Are you a jewelry lover that’s looking for something genuine? Or maybe you’d like to buy a quality gift for a loved one’s collection. Whatever the case may be, I’m here today to share with you five great tips for buying authentic Native American jewelry!

Tommy Jackson’s artist stamp

 Look for information about the artist. Their hallmark, or artist stamp can often be found inside or on the back of the jewelry piece. Even if the hallmark is indistinct or illegible, it’s still a sure sign that the product is handmade. Bright light and a magnifying glass are helpful for identifying an artist’s stamp. On rings and cuffs, the stamp is normally located on the inside; For Pendants, pins, and brooches look on the back; Necklaces may have their hallmark near the clasp; Handmade Navajo Pearls will often have the hallmark on one of the metal beads or near the clasp.
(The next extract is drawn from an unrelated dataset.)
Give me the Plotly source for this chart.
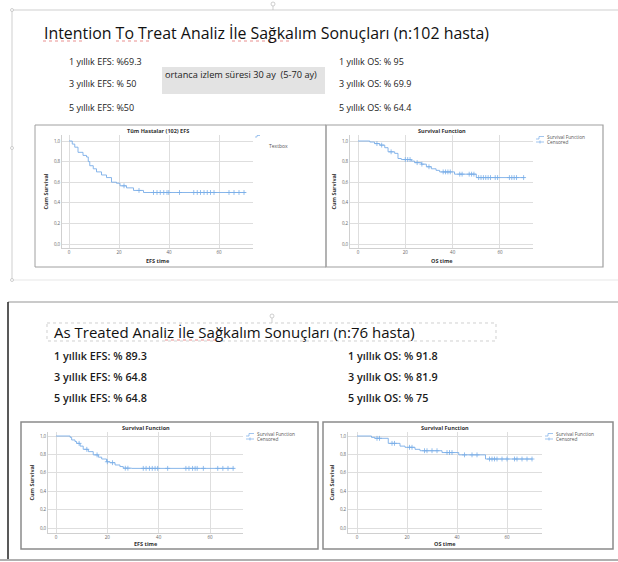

They usually have a hook clasp as well. A lobster claw clasp indicates machine-made metal beads. These can still be of beautiful quality. However, if you’re looking for something handmade then the clasp is an excellent guideline.



Navajo Pearls: sterling silver hook clasp

Know your metals! Sterling is one of the most common types of metal you’ll see in Native American jewelry. Its hallmark will either say Sterling Silver, Sterling, 925, 925/100, or 92.5%. You may wonder what the number 925 refers to, and that’s the fact that sterling is 92.5% pure. Any more silver content and the metal would be too delicate for jewelry. If you’re still unsure, another easy trick is to use a magnet. If it sticks, it’s not sterling. Nickel silver or German silver is also seen from time to time. This alloy is made up of copper, zinc, and nickel and is much harder and more lightweight than Sterling Silver. It makes for a long-lasting and more durable piece. It’s also much less expensive than sterling silver. Vintage Native American jewelry was often made from melted-down coins. Copper and gold are also seen occasionally.


Genuine amethyst

Learn to identify real vs. fake gemstones. Knowing what to look for when it comes to gems, minerals, and shells can help you to find the most authentic pieces. That’s not to say that unnatural stones and shells don’t have their place. Some lab-created stones like opal and cubic zirconia are highly comparable to their natural counterparts. Durability, affordability, vividness, and environmental concerns are all pros to man-made products. However, if you’re looking for a beautiful turquoise statement piece, you may want to identify whether or not it’s the real thing. The first step is to get to know the stones and shells you’ll be dealing with. Turquoise, lapis, jet, onyx, mother of pearl, spiny oyster, and coral are all very common. Learn to identify coloring, reflectivity, hardness, banding, inclusions, matrices, or flaws. Bright lighting and a magnifying glass will help you here. Howlite is often mistaken for turquoise. An easy way to tell is to perform the scratch test. Howlite is only 3.5 on the MOHS hardness scale. It will scratch relatively easily. A quality piece of turquoise is between a 5-6 and will not scratch so easily. This type of testing is only appropriate for jewelry that belongs to you. Pay attention to the weight. A hearty chunk of turquoise is going to be much heavier than colored resin/plastic. Lastly, look out for color. Dyed gems tend to be very vivid and showcase colors not normally found in nature. Anything overly smooth, vivid, and lightweight is usually not of the earth. The last indicator is the price! Genuine stones will always be more expensive than man-made ones. 


Pickle Barrel Trading Post, Globe AZ

Be selective of where you buy. If you’re buying directly from the jeweler, there is virtually no need to worry about receiving low-quality or inauthentic products. Another reliable way of finding true Native-made pieces is to buy through a dealer who works directly with designers. Find out about their business. Longevity, inventory, and customer satisfaction are all things to look at. Ask them about some of the artists they showcase and what styles they carry.



    Beaded necklace by Kewa artist Priscilla Nieto

    Learn about different Native American jewelry styles! There are many rich and fascinating approaches to jewelry-making. Despite the fact that art is an ever-evolving, shared cultural joy, each tribe is known for their own flare and methodology. Squash blossoms and conchos are distinctly Navajo. The Hopi are famous for their fantastic silver overlay jewelry. The Kewa (Santo Domingo) are well recognized for their lapidary art; specifically bead-making and heishi (pronounced hee-shee) beadwork. The Zuni are well known for their intricate stonework. Petit point, needlepoint, clusterwork, inlay, and fetish beads are all styles popularized by the Zuni people. Navajo artists often work with similar styles.